Task prompt:
Count every line where "with" occurs. Give the total alone.

Data excerpt:
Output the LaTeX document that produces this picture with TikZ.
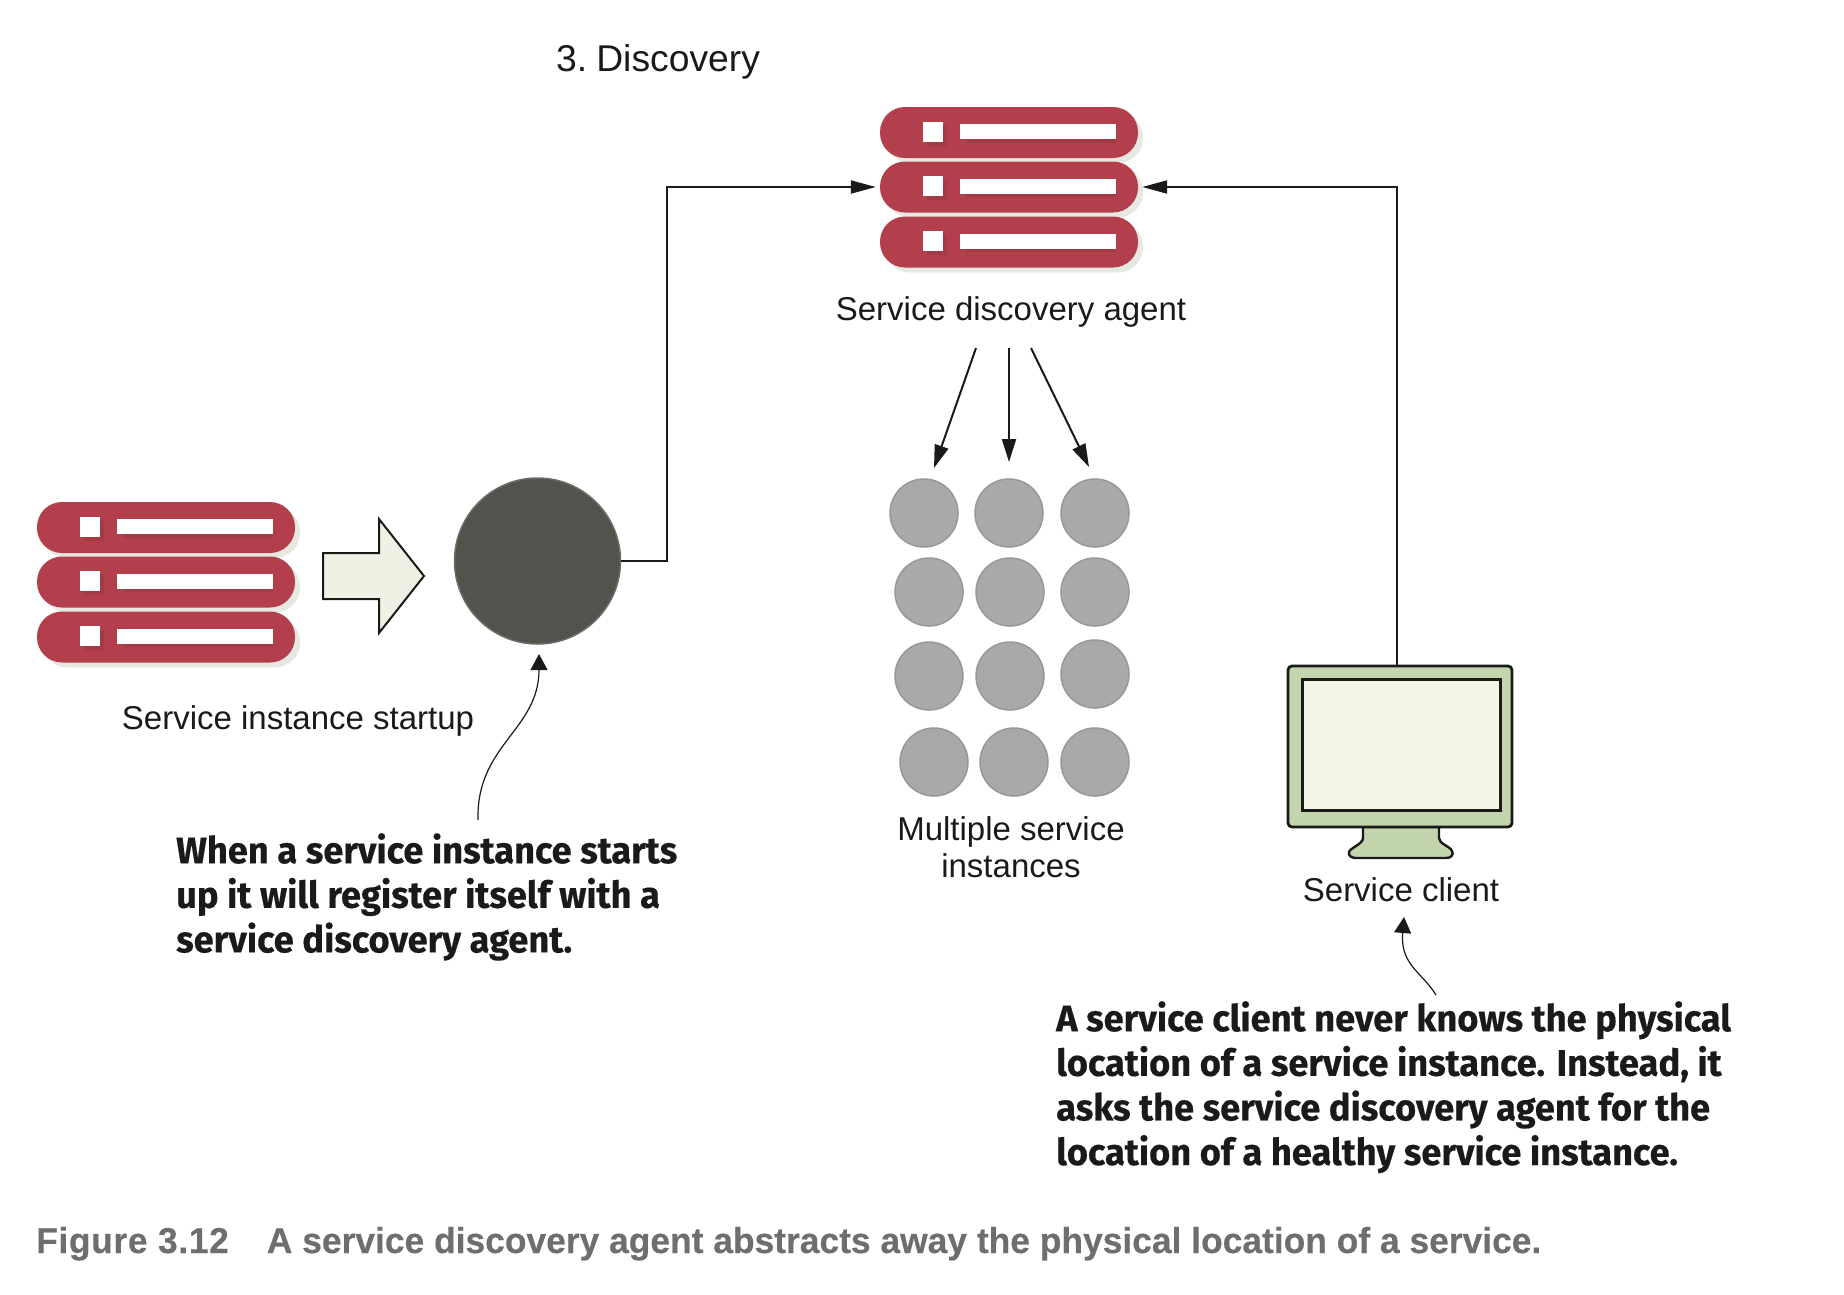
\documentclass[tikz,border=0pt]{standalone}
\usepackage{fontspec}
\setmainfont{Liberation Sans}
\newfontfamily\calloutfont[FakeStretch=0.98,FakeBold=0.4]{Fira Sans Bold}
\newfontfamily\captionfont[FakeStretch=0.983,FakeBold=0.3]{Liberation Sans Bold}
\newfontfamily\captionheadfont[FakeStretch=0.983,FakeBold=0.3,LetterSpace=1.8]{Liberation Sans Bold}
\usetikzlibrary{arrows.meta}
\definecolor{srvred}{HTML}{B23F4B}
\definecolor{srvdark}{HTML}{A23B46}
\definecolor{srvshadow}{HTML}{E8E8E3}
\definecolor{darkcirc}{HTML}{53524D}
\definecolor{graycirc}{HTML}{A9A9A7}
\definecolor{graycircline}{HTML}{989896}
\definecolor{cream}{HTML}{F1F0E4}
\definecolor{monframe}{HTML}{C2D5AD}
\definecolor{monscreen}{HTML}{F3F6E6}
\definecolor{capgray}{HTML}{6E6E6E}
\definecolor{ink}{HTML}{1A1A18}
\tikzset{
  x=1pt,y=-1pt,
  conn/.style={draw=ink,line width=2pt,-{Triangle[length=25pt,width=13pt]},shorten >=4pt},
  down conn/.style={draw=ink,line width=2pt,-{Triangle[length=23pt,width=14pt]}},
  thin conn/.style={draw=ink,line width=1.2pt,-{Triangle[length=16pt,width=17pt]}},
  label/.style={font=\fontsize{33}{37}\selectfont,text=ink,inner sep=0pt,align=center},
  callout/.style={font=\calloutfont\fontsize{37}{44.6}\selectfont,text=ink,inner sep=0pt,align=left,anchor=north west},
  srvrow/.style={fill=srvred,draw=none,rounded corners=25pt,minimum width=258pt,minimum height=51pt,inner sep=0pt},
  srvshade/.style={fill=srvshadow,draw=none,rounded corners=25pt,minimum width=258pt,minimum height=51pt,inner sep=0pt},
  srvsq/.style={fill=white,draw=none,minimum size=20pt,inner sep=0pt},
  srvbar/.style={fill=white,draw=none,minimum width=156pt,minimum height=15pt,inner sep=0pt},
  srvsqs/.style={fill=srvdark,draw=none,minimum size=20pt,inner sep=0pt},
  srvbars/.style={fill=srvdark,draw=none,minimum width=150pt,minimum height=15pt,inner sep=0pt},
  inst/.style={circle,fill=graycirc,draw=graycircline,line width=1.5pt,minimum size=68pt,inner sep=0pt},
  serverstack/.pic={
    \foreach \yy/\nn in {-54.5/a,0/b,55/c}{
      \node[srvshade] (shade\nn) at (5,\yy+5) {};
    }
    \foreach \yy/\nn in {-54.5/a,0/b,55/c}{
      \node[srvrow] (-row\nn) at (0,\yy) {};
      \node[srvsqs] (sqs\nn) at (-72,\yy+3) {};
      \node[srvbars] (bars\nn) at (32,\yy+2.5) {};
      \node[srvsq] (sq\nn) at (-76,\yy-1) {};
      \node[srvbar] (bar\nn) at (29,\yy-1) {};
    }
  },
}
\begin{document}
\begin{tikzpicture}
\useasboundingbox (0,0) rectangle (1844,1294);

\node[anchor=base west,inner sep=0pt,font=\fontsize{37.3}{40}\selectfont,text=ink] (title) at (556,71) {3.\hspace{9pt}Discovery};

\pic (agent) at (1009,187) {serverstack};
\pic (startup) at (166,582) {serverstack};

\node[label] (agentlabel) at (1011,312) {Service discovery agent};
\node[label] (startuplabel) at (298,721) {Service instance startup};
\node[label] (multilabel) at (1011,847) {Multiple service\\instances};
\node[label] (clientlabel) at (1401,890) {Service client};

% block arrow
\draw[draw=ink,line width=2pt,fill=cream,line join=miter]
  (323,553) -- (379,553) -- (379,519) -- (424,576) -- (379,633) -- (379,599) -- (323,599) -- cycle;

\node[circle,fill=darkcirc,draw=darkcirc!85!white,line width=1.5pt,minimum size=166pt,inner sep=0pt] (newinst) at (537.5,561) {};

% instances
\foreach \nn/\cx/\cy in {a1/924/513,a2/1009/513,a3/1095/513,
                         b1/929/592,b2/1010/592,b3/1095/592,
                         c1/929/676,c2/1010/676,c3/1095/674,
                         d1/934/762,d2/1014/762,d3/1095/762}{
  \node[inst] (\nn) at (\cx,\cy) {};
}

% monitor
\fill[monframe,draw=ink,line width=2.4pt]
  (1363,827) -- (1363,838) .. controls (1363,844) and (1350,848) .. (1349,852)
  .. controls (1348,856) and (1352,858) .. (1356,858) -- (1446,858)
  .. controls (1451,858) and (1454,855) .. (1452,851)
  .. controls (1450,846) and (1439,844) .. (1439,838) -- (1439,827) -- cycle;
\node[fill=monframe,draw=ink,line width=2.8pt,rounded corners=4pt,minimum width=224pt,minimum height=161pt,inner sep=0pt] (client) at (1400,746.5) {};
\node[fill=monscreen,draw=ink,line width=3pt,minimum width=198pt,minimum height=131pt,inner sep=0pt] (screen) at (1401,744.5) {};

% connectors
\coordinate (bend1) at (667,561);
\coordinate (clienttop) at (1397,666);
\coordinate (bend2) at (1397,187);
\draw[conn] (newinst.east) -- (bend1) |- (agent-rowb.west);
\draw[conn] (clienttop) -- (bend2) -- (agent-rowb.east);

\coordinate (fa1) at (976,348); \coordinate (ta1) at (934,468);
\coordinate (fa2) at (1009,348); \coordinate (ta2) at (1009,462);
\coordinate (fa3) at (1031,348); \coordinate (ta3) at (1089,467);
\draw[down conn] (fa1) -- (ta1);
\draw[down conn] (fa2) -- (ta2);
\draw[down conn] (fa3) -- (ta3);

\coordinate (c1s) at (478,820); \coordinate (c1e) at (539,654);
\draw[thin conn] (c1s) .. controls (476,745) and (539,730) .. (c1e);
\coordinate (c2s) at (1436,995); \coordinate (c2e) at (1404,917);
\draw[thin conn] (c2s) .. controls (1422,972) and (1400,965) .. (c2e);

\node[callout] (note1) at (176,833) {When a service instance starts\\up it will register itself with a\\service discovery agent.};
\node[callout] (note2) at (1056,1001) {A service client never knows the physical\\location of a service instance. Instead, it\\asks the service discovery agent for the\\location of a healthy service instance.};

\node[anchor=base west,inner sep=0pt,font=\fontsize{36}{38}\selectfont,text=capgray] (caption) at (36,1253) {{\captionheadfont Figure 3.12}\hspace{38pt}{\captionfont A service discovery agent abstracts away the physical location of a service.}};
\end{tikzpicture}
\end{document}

Worked solution:
2